Forum Discussion
DrewE
Apr 15, 2018Explorer II
Harvey51 wrote:
I read that there were several problems with spark plugs and heads including one that extended to 2004 trucks but the latest word in this forum was that E series is not afflicted. That seems strange to me - why would ford make different engines for trucks and vans? Mine has 111 000 km right now. My trusty mechanic said no rush wait for the Ford suggested mileage to change them, which I think is 100 000 miles or 140 000 km. Lately we’ve only been doing 5 to 10 thousand km per summer so it could well be 4 or 5 years.
Of course I don’t know but it seems prudent for a 67 year old school teacher who changed his own sparkplugs for 45 years, most recently our good old 1992 GM van with 350 v8, to rely on a mechanic with the E350. For one thing, I have never seen a coil on a spark plug.
Edited: a computer glitch ate my post the first time....
There have been several updates and variants of the V10, including one significant one with the introduction of three valve heads. The three valve version is used in the F53 class A motorhome chassis and F series trucks (and one or two other places), but has never been available in the E series chassis or vans due to space constraints. I assume that means space in the doghouse/tunnel area for the engine; the three valve heads are physically larger.
The original (two-valve) heads did have rather marginal threading for the spark plugs, and have a bit of a propensity to eject them, particularly if the threads get stripped or cross-threaded due to improper plug installation. It's rather important to properly torque the plugs on these engines, more so than on most other engines. I think this was finally solved around 2005 or so.
Some of the early three-valve heads (I don't know offhand what years) had problematic two-piece plugs. That, too, has been corrected for quite some time.

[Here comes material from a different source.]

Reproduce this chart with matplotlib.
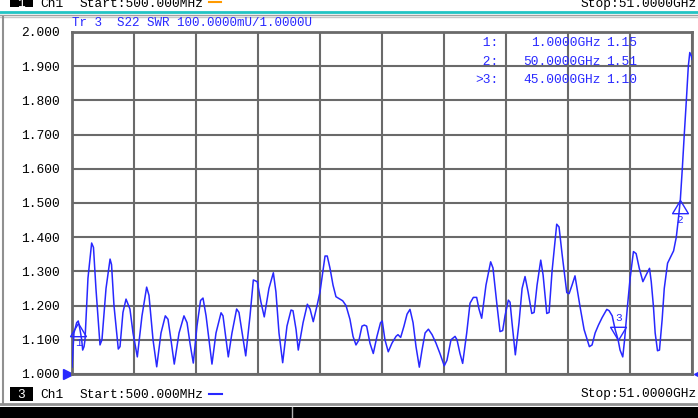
import numpy as np
import matplotlib
matplotlib.use("Agg")
from matplotlib import pyplot as plt
from matplotlib.path import Path
from matplotlib.lines import Line2D
from matplotlib.patches import Rectangle

# trace S22 SWR, frequency in GHz
freq_ghz = [0.50, 0.66, 0.88, 1.01, 1.15, 1.29, 1.37, 1.48, 1.56, 1.80, 2.10, 2.25, 2.45, 2.78, 2.94,
            3.27, 3.60, 3.72, 3.92, 4.27, 4.41, 4.65, 4.90, 5.22, 5.47, 5.82, 6.20, 6.58, 6.77, 7.10,
            7.40, 7.75, 8.10, 8.32, 8.56, 8.83, 9.22, 9.62, 9.87, 10.11, 10.38, 10.68, 10.97, 11.17,
            11.42, 11.90, 12.23, 12.64, 12.80, 13.23, 13.53, 13.91, 14.10, 14.65, 15.00, 15.27, 15.59,
            15.89, 16.16, 16.54, 16.90, 17.11, 17.36, 17.66, 18.01, 18.34, 18.50, 18.75, 18.93, 19.32,
            19.67, 19.89, 20.15, 20.46, 20.70, 21.11, 21.29, 21.51, 21.76, 22.00, 22.55, 22.82, 23.14,
            23.39, 23.63, 23.88, 24.12, 24.31, 24.50, 24.77, 25.04, 25.34, 25.63, 25.77, 25.99, 26.26,
            26.56, 26.89, 27.05, 27.27, 27.54, 27.79, 28.03, 28.28, 28.52, 28.79, 29.01, 29.26, 29.53,
            29.83, 30.15, 30.47, 30.82, 31.04, 31.37, 31.70, 31.86, 32.10, 32.32, 32.65, 32.92, 33.19,
            33.46, 33.65, 33.87, 34.22, 34.60, 34.79, 35.12, 35.36, 35.58, 35.77, 36.04, 36.18, 36.34,
            36.61, 36.91, 37.16, 37.40, 37.65, 37.95, 38.14, 38.38, 38.68, 38.87, 39.17, 39.36, 39.60,
            39.98, 40.17, 40.42, 40.80, 40.99, 41.23, 41.47, 41.88, 42.21, 42.64, 42.86, 43.11, 43.38,
            43.68, 44.06, 44.25, 44.50, 44.74, 44.98, 45.14, 45.36, 45.51, 45.74, 45.96, 46.23, 46.45,
            46.70, 47.00, 47.27, 47.54, 47.68, 47.86, 48.00, 48.19, 48.35, 48.57, 48.74, 49.01, 49.23,
            49.50, 49.72, 49.91, 50.05, 50.21, 50.37, 50.54, 50.70, 50.82, 50.95, 51.00]
swr = [1.02, 1.12, 1.15, 1.155, 1.13, 1.10, 1.07, 1.08, 1.10, 1.28, 1.383, 1.37, 1.25, 1.085, 1.10,
       1.25, 1.336, 1.32, 1.20, 1.073, 1.08, 1.18, 1.219, 1.19, 1.12, 1.05, 1.17, 1.254, 1.23, 1.10,
       1.021, 1.12, 1.17, 1.16, 1.10, 1.029, 1.12, 1.17, 1.15, 1.09, 1.032, 1.14, 1.215, 1.222,
       1.17, 1.029, 1.12, 1.179, 1.17, 1.05, 1.12, 1.19, 1.18, 1.053, 1.17, 1.275, 1.27,
       1.21, 1.167, 1.25, 1.296, 1.24, 1.12, 1.033, 1.14, 1.187, 1.185, 1.13, 1.07, 1.15,
       1.204, 1.19, 1.153, 1.20, 1.24, 1.345, 1.345, 1.31, 1.26, 1.226, 1.214, 1.20, 1.16,
       1.11, 1.085, 1.10, 1.14, 1.143, 1.14, 1.09, 1.06, 1.11, 1.15, 1.155, 1.10, 1.065,
       1.09, 1.11, 1.115, 1.107, 1.14, 1.175, 1.189, 1.15, 1.08, 1.02, 1.07, 1.12, 1.131,
       1.115, 1.09, 1.06, 1.024, 1.04, 1.10, 1.11, 1.10, 1.06, 1.031, 1.12, 1.207, 1.224,
       1.224, 1.19, 1.163, 1.26, 1.328, 1.31, 1.20, 1.124, 1.127, 1.17, 1.216, 1.21, 1.15,
       1.056, 1.15, 1.25, 1.285, 1.24, 1.177, 1.18, 1.26, 1.333, 1.29, 1.177, 1.18, 1.30,
       1.438, 1.43, 1.35, 1.238, 1.235, 1.26, 1.287, 1.197, 1.13, 1.08, 1.085, 1.12, 1.143,
       1.165, 1.189, 1.185, 1.17, 1.13, 1.10, 1.07, 1.05, 1.10, 1.197, 1.28, 1.358, 1.352,
       1.31, 1.27, 1.29, 1.309, 1.27, 1.197, 1.12, 1.068, 1.07, 1.16, 1.25, 1.324, 1.34,
       1.36, 1.40, 1.46, 1.51, 1.60, 1.70, 1.80, 1.90, 1.94, 1.93, 1.92]

marker_ids = ["1", "2", "3"]
marker_freq = [1.0, 50.0, 45.0]
marker_val = [1.15, 1.51, 1.10]
marker_rows = [" 1:", " 2:", ">3:"]
marker_freq_txt = ["1.0000GHz", "50.0000GHz", "45.0000GHz"]
marker_val_txt = ["1.15", "1.51", "1.10"]

yticks = np.arange(1.0, 2.001, 0.1)
start_ghz, stop_ghz = 0.5, 51.0

W, H = 698, 418
MONO = "Liberation Mono"
BLUE = "#2828ff"
GRID = "#6a6a6a"


def px(x, y):
    return x / W, 1 - y / H


fig = plt.figure(figsize=(W / 100, H / 100), dpi=100, facecolor="white")
ax = fig.add_axes([72 / W, 1 - 374 / H, 620 / W, 342 / H])

ax.plot(freq_ghz, swr, color=BLUE, lw=1.1, zorder=3)
ax.set_xlim(start_ghz, stop_ghz)
ax.set_ylim(1.0, 2.0)
ax.set_xticks(np.linspace(start_ghz, stop_ghz, 11))
ax.set_yticks(yticks)
ax.set_yticklabels(["%.3f" % v for v in yticks], fontfamily=MONO, fontsize=9.3)
ax.tick_params(length=0, labelbottom=False, pad=9)
ax.grid(True, color=GRID, lw=1.5)
for s in ax.spines.values():
    s.set_color(GRID)
    s.set_linewidth(2)

# marker triangles, apex on the trace
tri_up = Path([(0, 0), (-0.6, -1), (0.6, -1), (0, 0)], [1, 2, 2, 79])
tri_dn = Path([(0, 0), (-0.6, 1), (0.6, 1), (0, 0)], [1, 2, 2, 79])
for mid, f, v in zip(marker_ids, marker_freq, marker_val):
    up = mid != "3"
    ax.plot([f], [v], marker=tri_up if up else tri_dn, ms=19, mfc="none",
            mec=BLUE, mew=1.0, ls="none", clip_on=False, zorder=4)
    ax.annotate(mid, (f, v), xytext=(0, -20 if up else 22), textcoords="offset pixels",
                ha="center", va="center", color=BLUE, fontsize=8, fontfamily=MONO)

# reference arrows on the axis ends
ax.plot([-0.007], [0], marker=">", ms=7, color=BLUE, transform=ax.transAxes, clip_on=False)
ax.plot([1.008], [0], marker="<", ms=4, color=BLUE, transform=ax.transAxes, clip_on=False)

# trace title and marker table
fig.text(*px(72, 22.5), "Tr 3  S22 SWR 100.0000mU/1.0000U", color=BLUE, fontsize=9,
         fontfamily=MONO, va="center", ha="left")
for i in range(3):
    y = 43 + 18.7 * i
    fig.text(*px(498, y), marker_rows[i], color=BLUE, fontsize=9.3, fontfamily=MONO, va="center", ha="right")
    fig.text(*px(601, y), marker_freq_txt[i], color=BLUE, fontsize=9.3, fontfamily=MONO, va="center", ha="right")
    fig.text(*px(606, y), marker_val_txt[i], color=BLUE, fontsize=9.3, fontfamily=MONO, va="center", ha="left")

# window chrome
fig.add_artist(Line2D(*zip(px(0, 12), px(W, 12)), color="#22c4c4", lw=2))
fig.add_artist(Line2D(*zip(px(0, 14.5), px(W, 14.5)), color="#a0a0a0", lw=1))
fig.add_artist(Line2D(*zip(px(0, 17), px(W, 17)), color="#c8c8c8", lw=1))
fig.add_artist(Line2D(*zip(px(3, 17), px(3, 404)), color="#909090", lw=1.5))
fig.add_artist(Line2D(*zip(px(0, 404), px(W, 404)), color="#909090", lw=2))
fig.add_artist(Rectangle(px(0, H), 1, 11 / H, color="black", lw=0))
fig.add_artist(Line2D(*zip(px(292, 407), px(292, H)), color="#b0b0b0", lw=1))

# top status row (cut off by the window edge)
fig.add_artist(Rectangle(px(10, 7), 23 / W, 9 / H, color="black", lw=0))
fig.text(*px(21, 7), "1", color="white", fontsize=9.3, fontfamily=MONO, ha="center", va="baseline")
fig.text(*px(40, 7), "Ch1", color="black", fontsize=9.3, fontfamily=MONO, va="baseline")
fig.text(*px(80, 7), "Start:500.000MHz", color="black", fontsize=9.3, fontfamily=MONO, va="baseline")
fig.add_artist(Line2D(*zip(px(209, 2), px(221, 2)), color="#ff9a00", lw=1.5))
fig.text(*px(697, 7), "Stop:51.0000GHz", color="black", fontsize=9.3, fontfamily=MONO,
         va="baseline", ha="right")

# bottom status row
fig.add_artist(Rectangle(px(10, 401), 23 / W, 14 / H, color="black", lw=0))
fig.text(*px(21, 394.5), "3", color="white", fontsize=9.3, fontfamily=MONO, ha="center", va="center")
fig.text(*px(40, 394.5), "Ch1", color="black", fontsize=9.3, fontfamily=MONO, va="center")
fig.text(*px(80, 394.5), "Start:500.000MHz", color="black", fontsize=9.3, fontfamily=MONO, va="center")
fig.add_artist(Line2D(*zip(px(209, 394), px(222, 394)), color=BLUE, lw=1.5))
fig.text(*px(697, 394.5), "Stop:51.0000GHz", color="black", fontsize=9.3, fontfamily=MONO,
         va="center", ha="right")

fig.savefig("out.png", dpi=100, facecolor="white")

On any E-series chassis, changing the plugs doesn't look to me to be the easiest job in the world given the limited access to the engine. Generally speaking, coil on plug systems are not really hard to work with, no more so than systems with plug wires; you just remove the COP unit rather than the plug wire to get to the plug. It's one or two little bolts or screws and an electrical connector and the COP pulls off.